Although land ownership distantiation has been an important component to the successes of past rulers of Mexico ranging from the various stages of the Aztec Empire to the Spanish conquest and populist leaders, it has also led to the downfall of the Aztecs as well as the downfall of the Spanish colonizers. Land distantiation gives the local government great power, but it also gives governments a large responsibility to provide for residents while protecting them and their land. Throughout Mexico’s history, as corruption and bureaucracy spread rulers, towns, and municipalities have become less effective in this protection. The most recent of Mexico’s many revolutions over land ownership has seen social organizations rise to fill the place that towns and municipalities have failed. In some instances they have provided services that the government has promised but never fulfilled. In others, they have created conflicts as organizations claim lands for peasants and others who have never had a voice in the Mexican governments. Communal lands provide the basis of power for social organizations and governments of Mexico because in many instances it is the only land left for development.

This research explores the various types of land development in Mexico City’s peripheral municipalities. With the introduction of informal settlements and social organizations, a few typologies of land division and development have emerged as municipal governments attempt to transition their inefficient agricultural lands into urban organizations. We have limited the extents of our study to the municipality of Chicoloapan. It sits within a currently developing ring at the periphery of Mexico City that missed the first rounds of mass development. This is one of the main reasons we chose to study Chicoloapan.
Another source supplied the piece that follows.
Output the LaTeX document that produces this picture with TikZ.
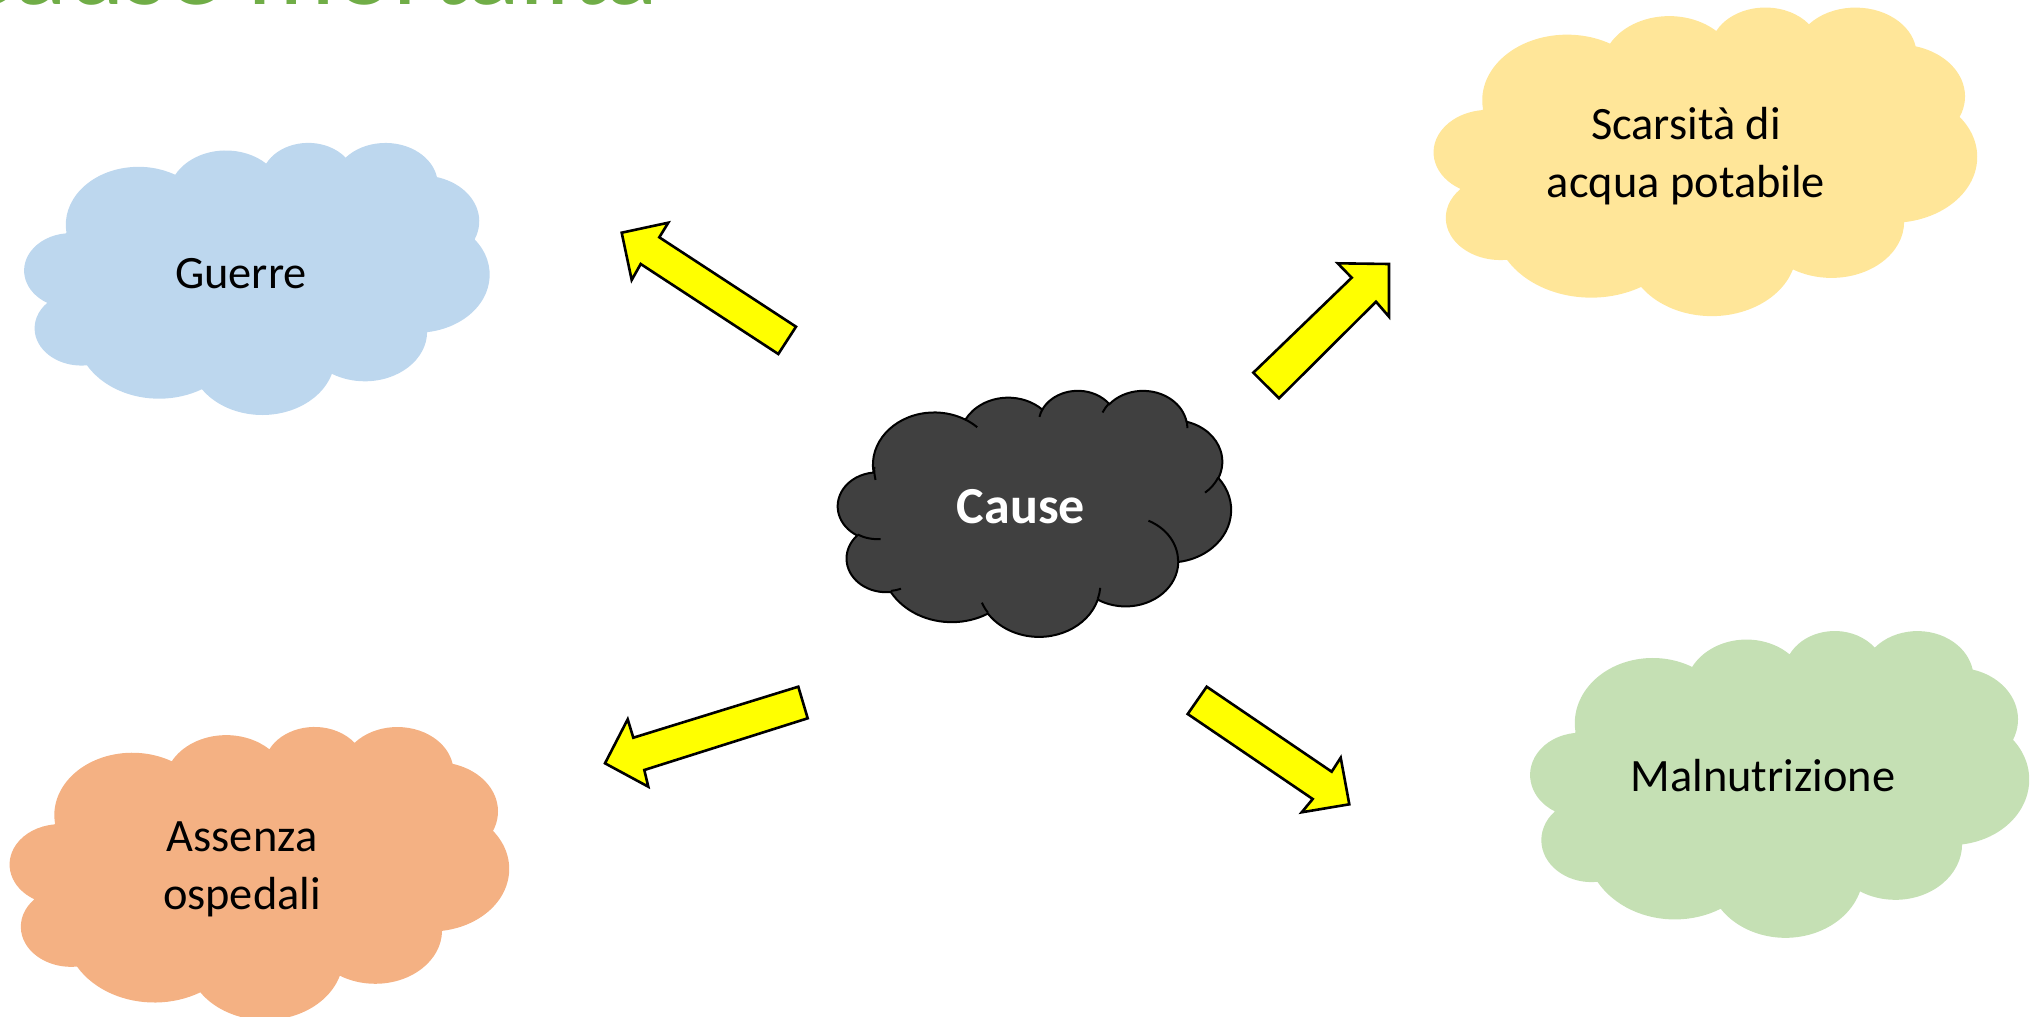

Many municipalities adjacent to the Federal District are at the tail end of their transition from agriculture to urban development – that is not to say that these municipalities are fully developed, but instead that their land is no longer agriculturally dependent – and are therefore less heterogeneous in their typologies of land use. The ring of development that includes Chicoloapan, on the other hand, is in the middle of this transition. It represents a microcosm of the rapid acceleration of development that has been occurring throughout Mexico since the mid-20th century. In Chicoloapan informal settlements, government subsidized formal settlements, agricultural land, an historical center existing since the Aztec Empire, an uninhabited forest, and a mountain range all converge. The existing ejidal agricultural lands provide a window into the distribution and organization of land throughout its history. Some lands have been developed by social organizations with the primary goal of gaining political control while others are government subsidized developments. These have been developed and driven by the private profits of developers and builders. Each of the different typologies of urban development in Chicoloapan provide different qualities of urban life as well as infrastructural, residential, and commercial distribution.

Aztec

Many of the methods of population control, land/territory division, and political systems of present-day Mexico can be traced back as far as the Aztec Empire. The Empire was formed when three rulers united to form the triple alliance and take over the Valley of Mexico from...

When it began, the Triple alliance evenly distributed the lands of the valley. However, due to the efficiency of running that land and the following systems decided who prospered and who did not. One of the key methods of control as the empire’s territory grew was to make the outer provinces and city-states reliant on the central capital. If individual city-states were reliant on the empire then they were much less likely to revolt against it. They also controlled two main systems that worked independently of one another, both in the people put in charge of them and the locations that the systems worked in. These two systems were the tribute network and the political network.

The tribute system was the Empire’s way of collecting money, goods, military supplies and men, and services from the city states. It also allowed the Aztecs to force specialization within each city state so that they could not remain self-reliant. Through a network of varying levels of collection nodes, they could give each city-state varying ranks of importance along the supply chain and economic network. Smaller city-states and those less stable were given less influence in collection, while the stronger, loyal ones managed the collection of tribute from many city-states that all led back to the center. Since the tribute system was specialized and tribute was generally due at regular intervals of time, it could be run autonomously. Therefore, the hierarchical structure of the tribute system runs vertically. Noble persons also were given land in exchange for their services to the Empire. To control the amount of power that they ultimately gained, rulers would often register this land in a different town or city-state than the nobleman lived. In this manner, the rulers could mediate the collection of tribute, the owner’s money, the owner’s labor supply, and ultimately the actual ownership of the land.

The political systems of the empire were also highly controlled. However, control did not necessarily mean that they created new government bodies everywhere they conquered. The Aztecs understood that it was much easier to adjust an existing system rather than create entirely new political systems in their conquered city-states. They recentralized or decentralized governments depending on their stability, level of development, and potential of revolt. Often, the Aztecs would introduce new positions within the bureaucracy of powerful dangerous city-states to slow down decision making and increase vertical hierarchy. To strengthen or develop other cities, they removed positions to help decisions be made more quickly. Rulers were often placed into power who were related to current rulers at the center of the Empire. They also allowed city-states to battle and fight each other for minimal gains. It was better for the centralized empire if groups of city-states were unstable at smaller scales so they stayed out of the conflicts.

The systems that allowed the empire to expand and gain so much power also allowed it to become conquered. Cortes manipulated the alliances and revolutions of city-states. The current state of Mexico and the ruling parties have taken similar roles in allowing lower level politicians to fight each other and in the process negate their potential threats later on.